> _Written problem_
Leave out the images; return the rest of the data exactly.

########

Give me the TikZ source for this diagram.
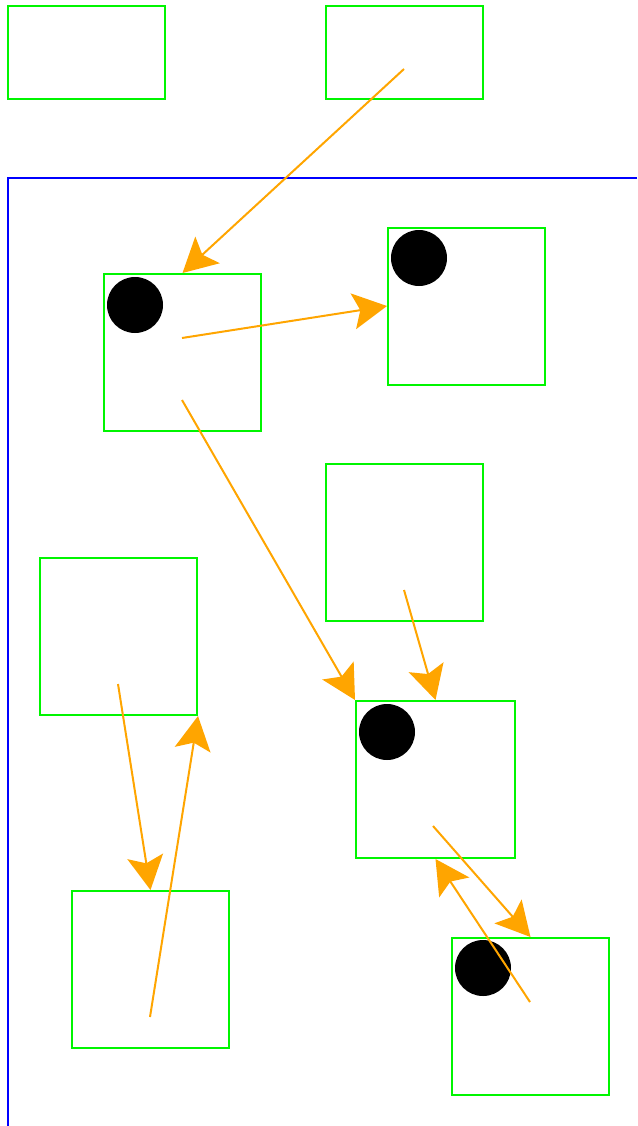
\documentclass[tikz,border=0pt]{standalone}
\usetikzlibrary{arrows.meta}
\begin{document}
\begin{tikzpicture}[x=1pt,y=-1pt,
  box/.style={draw={rgb,255:red,0;green,245;blue,0}, line width=2pt, minimum width=157pt, minimum height=157pt, inner sep=0pt},
  topbox/.style={box, minimum height=93pt},
  dot/.style={circle, fill=black, minimum size=56pt, inner sep=0pt},
  link/.style={draw={rgb,255:red,255;green,165;blue,0}, line width=2pt, -{Stealth[length=34pt,width=36pt,inset=7pt]}},
  frame/.style={draw={rgb,255:red,0;green,0;blue,255}, line width=2pt}]
\useasboundingbox (0,0) rectangle (637,1126);
\draw[frame] (637,178) -- (8,178) -- (8,1126);
\node[topbox] (t1) at (86.5,52.5) {};
\node[topbox] (t2) at (404.5,52.5) {};
\node[box] (a) at (182.5,352.5) {};
\node[box] (b) at (466.5,306) {};
\node[box] (c) at (404.5,542.5) {};
\node[box] (d) at (118.5,636.5) {};
\node[box, minimum width=159pt] (e) at (435.5,779.5) {};
\node[box] (f) at (150.5,969.5) {};
\node[box] (g) at (530.5,1016.5) {};
\node[dot] (ca) at (135,305) {};
\node[dot] (cb) at (419,258) {};
\node[dot] (ce) at (387,732) {};
\node[dot] (cg) at (483,968) {};
\coordinate (s1) at (404,69);
\coordinate (s2) at (182,338);
\coordinate (s3) at (182,400);
\coordinate (s4) at (404,590);
\coordinate (s5) at (118,684);
\coordinate (s6) at (150,1017);
\coordinate (s7) at (433,826);
\coordinate (s8) at (530,1002);
\draw[link] (s1) -- (a.north);
\draw[link] (s2) -- (b.west);
\draw[link] (s3) -- (e.north west);
\draw[link] (s4) -- (e.north);
\draw[link] (s5) -- (f.north);
\draw[link] (s6) -- (d.south east);
\draw[link] (s7) -- (g.north);
\draw[link] (s8) -- (e.south);
\end{tikzpicture}
\end{document}
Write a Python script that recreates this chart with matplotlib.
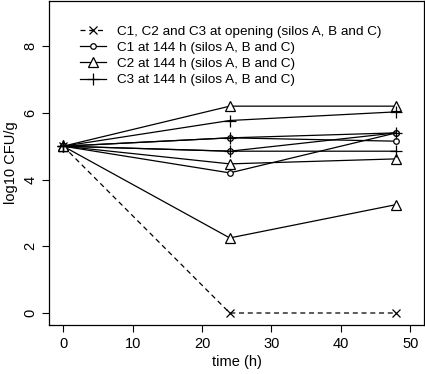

########

> _The response_
Give me the TikZ source for this diagram.
\documentclass[tikz,border=0pt]{standalone}
\usetikzlibrary{arrows.meta}
\begin{document}
\begin{tikzpicture}[x=1pt,y=-1pt,
  box/.style={draw={rgb,255:red,0;green,245;blue,0}, line width=2pt, minimum width=157pt, minimum height=157pt, inner sep=0pt},
  topbox/.style={box, minimum height=93pt},
  dot/.style={circle, fill=black, minimum size=56pt, inner sep=0pt},
  link/.style={draw={rgb,255:red,255;green,165;blue,0}, line width=2pt, -{Stealth[length=34pt,width=36pt,inset=7pt]}},
  frame/.style={draw={rgb,255:red,0;green,0;blue,255}, line width=2pt}]
\useasboundingbox (0,0) rectangle (637,1126);
\draw[frame] (637,178) -- (8,178) -- (8,1126);
\node[topbox] (t1) at (86.5,52.5) {};
\node[topbox] (t2) at (404.5,52.5) {};
\node[box] (a) at (182.5,352.5) {};
\node[box] (b) at (466.5,306) {};
\node[box] (c) at (404.5,542.5) {};
\node[box] (d) at (118.5,636.5) {};
\node[box, minimum width=159pt] (e) at (435.5,779.5) {};
\node[box] (f) at (150.5,969.5) {};
\node[box] (g) at (530.5,1016.5) {};
\node[dot] (ca) at (135,305) {};
\node[dot] (cb) at (419,258) {};
\node[dot] (ce) at (387,732) {};
\node[dot] (cg) at (483,968) {};
\coordinate (s1) at (404,69);
\coordinate (s2) at (182,338);
\coordinate (s3) at (182,400);
\coordinate (s4) at (404,590);
\coordinate (s5) at (118,684);
\coordinate (s6) at (150,1017);
\coordinate (s7) at (433,826);
\coordinate (s8) at (530,1002);
\draw[link] (s1) -- (a.north);
\draw[link] (s2) -- (b.west);
\draw[link] (s3) -- (e.north west);
\draw[link] (s4) -- (e.north);
\draw[link] (s5) -- (f.north);
\draw[link] (s6) -- (d.south east);
\draw[link] (s7) -- (g.north);
\draw[link] (s8) -- (e.south);
\end{tikzpicture}
\end{document}
Write a Python script that recreates this chart with matplotlib.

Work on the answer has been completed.